Communism:You have 2 cows; the Government takes both and gives you some milk.
Fascism:You have 2 cows; the Government takes both and sells you some milk.
Nazism:You have 2 cows; the Government takes both and shoots you.
Bureaucratism:You have 2 cows; the Government takes both, shoots one, milks the other and throws the milk away..
Traditional Capitalism:You have 2 cows. You sell one and buy a bull. You herd multiplies, and the economy grows. You sell them and retire on the income.
An American Corporation:You have 2 cows. You sell one, and force the other to produce the milk of four cows. Later, you hire a consultant to analyse why the cow dropped dead.
A French Corporation:You have 2 cows. You go on strike because you want three cows.
Japanese Corporation:You have 2 cows. You redesign them so they are one-tenth the size of an ordinary cow and produce twenty times the milk. You then create a clever cow cartoon image called Cowkimon and market them Worldwide.
An Italian Corporation:You have 2 cows, but you don't know where they are. You break for lunch.
A Swiss Corporation:You have 5000 cows. None of which belong to you. You charge others for storing them.
Chinese Corporation:You have 2 cows. You have 300 people milking them. You claim full employment, high bovine productivity, and arrest the newsman who reported the numbers.

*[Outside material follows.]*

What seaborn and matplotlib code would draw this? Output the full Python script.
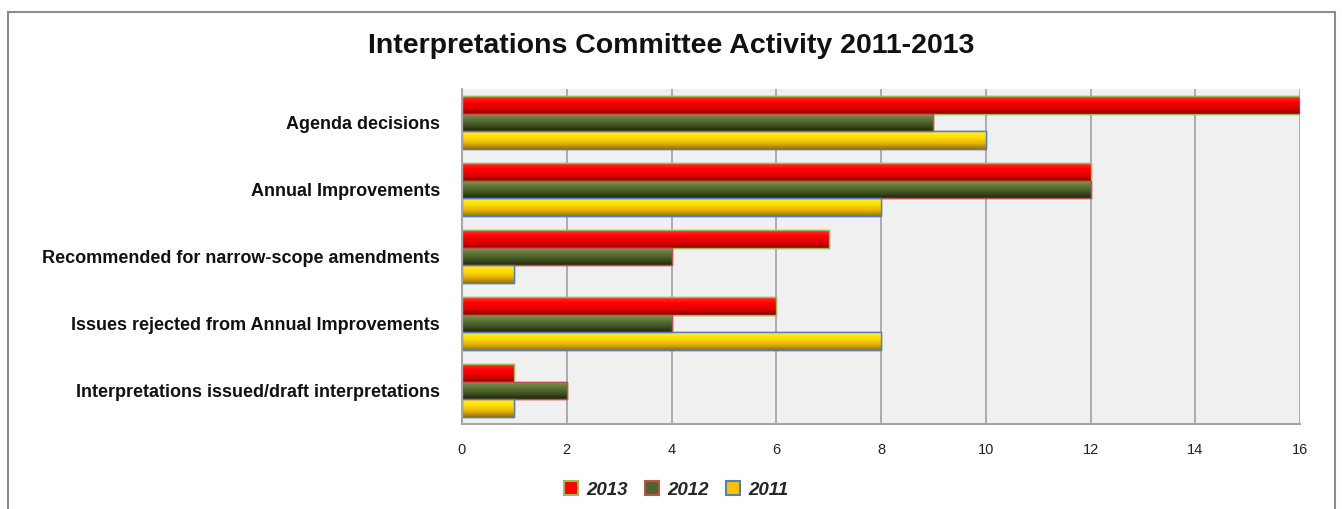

An Iraqi Corporation:Everyone thinks you have lots of cows. You tell them that you have none. No one believes you and they bomb your arse. You still have no cows, but at least now you are part of a Democracy.......
Counter Culture:'Wow, dig it, like there's these 2 cows, man, grazing in the hemp field. You gotta have some of this milk!'
Surrealism:You have two giraffes. The government requires you to take harmonica lessons.
Fatalist:You have 2 doomed cows...
A West-Country Corporation:You have 2 cows. That one on the left is kinda cute.
A Brazilian Corporation:You have 2 cows. You pay taxes for 6 cows. You have to sell one cow in order to pay the taxes. Your remaining cow gets sick and dies while waiting for availability in the public vet hospital.
Australian Corporation:You have 2 cows. Business seems pretty good. You close the office and go for a few beers to celebrate.
British Corporation:You have two cows. Both are mad.
Moffat:You have two cows. Both of them are your daughters time travelling from the past where they had a brief love affair with Da Vinci making you the rightful Queen of England.
An Irish Corporation:You have a million cows because they're fucking everywhere
Tumblr:You have 2 cows. You ship them together and make GIF posts screaming about how much you love your cows, but they should stop existing because they are so perfect.
Russian Corporation:You have two cows. You count them and learn you have five cows. You count them again and learn you have 42 cows. You count them again and learn you have 2 cows. You stop counting cows and open another bottle of Vodka.
Indian Corporation:You have two cows. Worship them.
Homestuck:You have two cows, both of which are paradox clones of the other. One cow dreams on Prospit, the other on Derse. They'll both reach God Tier someday, but only through a series of at first seemingly pointless time shenanigans that have a greater impact on the story than you'll ever realize. Doc Scratch is still an excellent host.
Inukami!:You have two cows. One is actually a horse, but SURPRISE it's actually a mule. The other cow gets naked all the time.. They investigate supernatural shenanigans and don't get paid shit for it, and there's at least one scene per episode where it seems like they're having sex. Spoiler: They never do.